Les Bailey’s company PF Jones has invested “a seven-figure sum” over several years on the ambitious labour of love to restore a freight connection to a leading firm supplying building materials.
Around three-quarters of a mile of track from the Haydock Branch junction to the Hanson Aggregates site on Edge Green Road have been painstakingly prepared to receive huge industrial trains once more.
Thousands of tonnes of stone will soon be rolling into the business each day after countless hours of labour clearing overgrown vegetation and replacing sections of rotten line.
With the first train hoping to roll this week Mr Bailey, from Ashton, hopes the unexpected reintroduction of freight trains to the area will provide an environmental boost, reduce gridlock on the roads and inspire other firms to consider ditching HGVs.
Mr Bailey, 62, said: “One train can carry quite a few thousand tonnes of stone. A lot of wagon-loads would have to come in for every one train load.
“If you look at Ashton and other local places the infrastructure is not right for heavy wagons. This takes them off the road.
“Trains are a love of mine and I liked the local historical significance of it. I thought it would be a bit of a boost for Ashton to get a rail link open again. There are not too many places where that is happening.
“It has been a long dig and a big project. Eventually we will be talking seven-figure sums. It’s a lot of money but it’s going to be good.
“A lot of people didn’t even know the line was still there. I think it will create jobs and a bit of a buzz for the local area. Golborne is traditionally a pit town and this site was originally a pit.
“It’s some good news instead of all the doom and gloom of places closing down.”
Mr Bailey admits the top bosses at Hanson Aggregates, which is the tenant of PF Jones at the Ashton site, took some convincing about the line but the project then got full backing and the go-ahead around three years ago.
The line was originally built in 1899 and last saw active service in 2015, when an enthusiast’s train ran on it.
Mr Bailey employed a firm from Cardiff to carry out the enormous tasks of removing vegetation and clearing the surroundings while also replacing rotten sleepers and metal rails which had been bent out of shape.
Work is currently progressing day and night to get everything ready for the slated first train run on Monday. When in operation each railway journey will bring 22,300 tonnes of stone on 24 carriages to the former Kelbit Bitumen site from Hanson Aggregates’ quarry at Shap in Cumbria.
Only one train is expected to run to the site per day as unloading all the material could take as long as five hours.
Mr Bailey says he is not looking too far ahead but if the freight link is a success there are other things he would like to see with the area’s railways and the restored branch line, which previously ran as far as Haydock Racecourse.
He said: “We have to walk before we can run with this, but in the future I don’t see any reason why stone couldn’t go out of the site as well or why other people shouldn’t go back to freight rail.
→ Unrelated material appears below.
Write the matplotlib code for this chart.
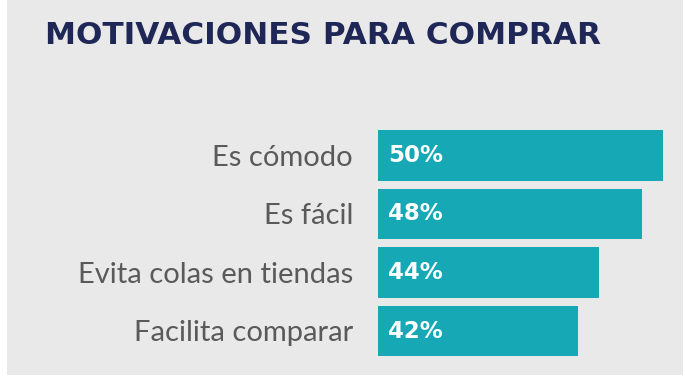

“There are so many wagons coming through the centre of Ashton and Golborne and you can imagine the chaos it is causing.
“The line can carry on and a bridge is still there but the line would need re-laying and it would cost a fortune.
“It could even be a heritage line at some point. The potential is unbelievable.
“I would also like to think opening this line could be a kick up the backside of the Government for them to get Golborne reconnected to the passenger network. I would love to see that.”